→ RECORDS SHOWN:
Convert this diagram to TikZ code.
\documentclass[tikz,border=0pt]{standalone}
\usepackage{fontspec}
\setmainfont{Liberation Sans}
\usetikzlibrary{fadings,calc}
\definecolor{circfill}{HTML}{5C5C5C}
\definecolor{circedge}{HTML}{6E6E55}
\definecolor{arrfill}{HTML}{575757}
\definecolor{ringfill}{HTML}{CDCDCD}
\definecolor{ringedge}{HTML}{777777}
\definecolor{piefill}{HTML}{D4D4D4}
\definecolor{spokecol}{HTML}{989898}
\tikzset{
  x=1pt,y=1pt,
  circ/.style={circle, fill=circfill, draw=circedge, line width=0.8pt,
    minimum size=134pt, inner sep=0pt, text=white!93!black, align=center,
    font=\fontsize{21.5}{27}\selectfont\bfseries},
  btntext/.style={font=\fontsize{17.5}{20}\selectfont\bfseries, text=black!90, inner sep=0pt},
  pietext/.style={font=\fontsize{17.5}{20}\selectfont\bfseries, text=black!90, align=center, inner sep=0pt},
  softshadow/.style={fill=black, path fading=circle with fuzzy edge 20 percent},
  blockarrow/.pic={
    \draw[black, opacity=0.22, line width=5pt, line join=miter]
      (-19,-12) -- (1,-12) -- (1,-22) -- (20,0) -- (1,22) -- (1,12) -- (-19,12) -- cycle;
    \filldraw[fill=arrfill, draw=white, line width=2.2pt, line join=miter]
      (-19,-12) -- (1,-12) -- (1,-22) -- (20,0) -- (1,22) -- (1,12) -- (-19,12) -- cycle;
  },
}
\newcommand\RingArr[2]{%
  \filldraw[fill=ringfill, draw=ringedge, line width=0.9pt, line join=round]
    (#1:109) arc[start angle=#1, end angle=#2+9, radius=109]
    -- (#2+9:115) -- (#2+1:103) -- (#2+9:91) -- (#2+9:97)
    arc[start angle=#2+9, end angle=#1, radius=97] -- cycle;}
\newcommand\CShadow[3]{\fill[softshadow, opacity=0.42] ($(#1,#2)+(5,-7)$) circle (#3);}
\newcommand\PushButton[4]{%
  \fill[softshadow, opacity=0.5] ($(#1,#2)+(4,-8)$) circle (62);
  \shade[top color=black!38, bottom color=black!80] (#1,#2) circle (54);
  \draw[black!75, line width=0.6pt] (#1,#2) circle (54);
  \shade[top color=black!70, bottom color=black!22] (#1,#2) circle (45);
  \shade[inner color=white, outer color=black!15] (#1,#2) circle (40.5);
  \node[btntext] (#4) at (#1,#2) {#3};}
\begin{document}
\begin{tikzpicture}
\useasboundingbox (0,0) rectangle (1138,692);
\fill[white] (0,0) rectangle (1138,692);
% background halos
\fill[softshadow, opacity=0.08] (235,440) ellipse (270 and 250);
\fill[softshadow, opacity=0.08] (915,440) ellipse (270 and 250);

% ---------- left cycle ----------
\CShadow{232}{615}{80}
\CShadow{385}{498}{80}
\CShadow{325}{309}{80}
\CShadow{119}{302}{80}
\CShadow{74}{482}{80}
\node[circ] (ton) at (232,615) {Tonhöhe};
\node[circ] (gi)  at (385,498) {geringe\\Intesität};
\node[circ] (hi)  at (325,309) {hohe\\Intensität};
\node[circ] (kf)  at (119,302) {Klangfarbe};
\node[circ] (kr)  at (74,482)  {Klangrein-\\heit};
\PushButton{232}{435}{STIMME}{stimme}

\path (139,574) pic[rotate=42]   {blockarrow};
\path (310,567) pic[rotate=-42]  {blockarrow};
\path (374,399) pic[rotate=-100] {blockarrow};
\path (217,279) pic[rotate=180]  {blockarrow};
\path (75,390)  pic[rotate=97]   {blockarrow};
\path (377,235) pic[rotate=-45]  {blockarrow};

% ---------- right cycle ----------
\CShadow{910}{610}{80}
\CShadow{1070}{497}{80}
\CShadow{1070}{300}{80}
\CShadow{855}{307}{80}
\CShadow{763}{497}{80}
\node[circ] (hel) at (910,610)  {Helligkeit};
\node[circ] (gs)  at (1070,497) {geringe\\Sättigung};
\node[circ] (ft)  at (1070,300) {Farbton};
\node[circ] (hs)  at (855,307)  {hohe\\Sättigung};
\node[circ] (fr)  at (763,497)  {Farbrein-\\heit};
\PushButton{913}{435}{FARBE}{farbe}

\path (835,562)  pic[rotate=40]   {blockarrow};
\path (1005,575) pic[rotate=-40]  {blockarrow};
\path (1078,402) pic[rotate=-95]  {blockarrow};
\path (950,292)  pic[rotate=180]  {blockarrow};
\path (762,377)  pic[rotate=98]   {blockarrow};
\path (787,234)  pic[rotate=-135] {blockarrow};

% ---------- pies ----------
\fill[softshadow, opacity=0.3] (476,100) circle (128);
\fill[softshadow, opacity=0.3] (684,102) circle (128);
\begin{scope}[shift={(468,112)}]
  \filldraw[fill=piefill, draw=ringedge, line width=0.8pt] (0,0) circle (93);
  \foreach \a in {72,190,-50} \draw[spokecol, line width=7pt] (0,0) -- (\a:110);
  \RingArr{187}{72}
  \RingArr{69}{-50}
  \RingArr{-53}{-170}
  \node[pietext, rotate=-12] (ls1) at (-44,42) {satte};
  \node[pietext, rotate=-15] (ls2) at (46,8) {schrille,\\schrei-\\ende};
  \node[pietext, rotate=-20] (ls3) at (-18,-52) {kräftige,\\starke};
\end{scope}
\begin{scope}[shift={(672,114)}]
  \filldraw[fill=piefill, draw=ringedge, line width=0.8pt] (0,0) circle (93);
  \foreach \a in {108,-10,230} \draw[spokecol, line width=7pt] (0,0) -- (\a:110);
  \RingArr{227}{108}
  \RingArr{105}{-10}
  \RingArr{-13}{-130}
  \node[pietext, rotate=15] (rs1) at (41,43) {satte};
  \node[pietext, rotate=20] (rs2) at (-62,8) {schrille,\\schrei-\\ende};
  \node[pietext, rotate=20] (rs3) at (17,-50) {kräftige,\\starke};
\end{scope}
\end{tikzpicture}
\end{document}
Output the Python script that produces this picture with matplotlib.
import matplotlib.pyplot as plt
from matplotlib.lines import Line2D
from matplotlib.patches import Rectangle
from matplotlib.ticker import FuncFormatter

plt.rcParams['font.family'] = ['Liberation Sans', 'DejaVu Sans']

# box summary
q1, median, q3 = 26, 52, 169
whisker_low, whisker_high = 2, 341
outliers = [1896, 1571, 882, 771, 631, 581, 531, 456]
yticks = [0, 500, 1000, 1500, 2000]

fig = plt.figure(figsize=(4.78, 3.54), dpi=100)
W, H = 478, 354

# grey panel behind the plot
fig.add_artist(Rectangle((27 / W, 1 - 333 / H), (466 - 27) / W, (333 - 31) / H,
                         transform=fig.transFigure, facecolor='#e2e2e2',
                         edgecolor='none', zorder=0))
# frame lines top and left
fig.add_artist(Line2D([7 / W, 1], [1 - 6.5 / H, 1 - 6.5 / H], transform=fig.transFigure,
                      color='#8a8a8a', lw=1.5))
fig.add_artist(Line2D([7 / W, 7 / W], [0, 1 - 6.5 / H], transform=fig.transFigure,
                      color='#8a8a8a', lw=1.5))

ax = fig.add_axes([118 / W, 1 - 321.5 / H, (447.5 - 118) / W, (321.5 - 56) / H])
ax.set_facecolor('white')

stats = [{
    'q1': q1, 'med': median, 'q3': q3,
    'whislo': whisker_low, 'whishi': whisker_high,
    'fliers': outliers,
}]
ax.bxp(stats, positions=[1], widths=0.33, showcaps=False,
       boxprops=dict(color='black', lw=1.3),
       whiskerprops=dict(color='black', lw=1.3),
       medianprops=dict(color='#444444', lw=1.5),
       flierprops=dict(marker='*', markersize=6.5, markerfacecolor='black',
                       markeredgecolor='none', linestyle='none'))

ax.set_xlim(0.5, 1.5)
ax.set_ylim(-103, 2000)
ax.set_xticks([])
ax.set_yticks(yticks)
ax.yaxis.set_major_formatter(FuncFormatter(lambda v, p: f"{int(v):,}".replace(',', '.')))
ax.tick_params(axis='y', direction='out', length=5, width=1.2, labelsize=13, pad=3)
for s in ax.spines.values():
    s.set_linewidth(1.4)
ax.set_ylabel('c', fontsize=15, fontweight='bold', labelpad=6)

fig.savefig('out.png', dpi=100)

→ EXERCISE TASK:
In the listing above, find the line containing "Output the Python" and the line containing "W, H = 478, 354". Output them and every line between, exactly, and nothing else.

→ TASK OUTPUT:
Output the Python script that produces this picture with matplotlib.
import matplotlib.pyplot as plt
from matplotlib.lines import Line2D
from matplotlib.patches import Rectangle
from matplotlib.ticker import FuncFormatter

plt.rcParams['font.family'] = ['Liberation Sans', 'DejaVu Sans']

# box summary
q1, median, q3 = 26, 52, 169
whisker_low, whisker_high = 2, 341
outliers = [1896, 1571, 882, 771, 631, 581, 531, 456]
yticks = [0, 500, 1000, 1500, 2000]

fig = plt.figure(figsize=(4.78, 3.54), dpi=100)
W, H = 478, 354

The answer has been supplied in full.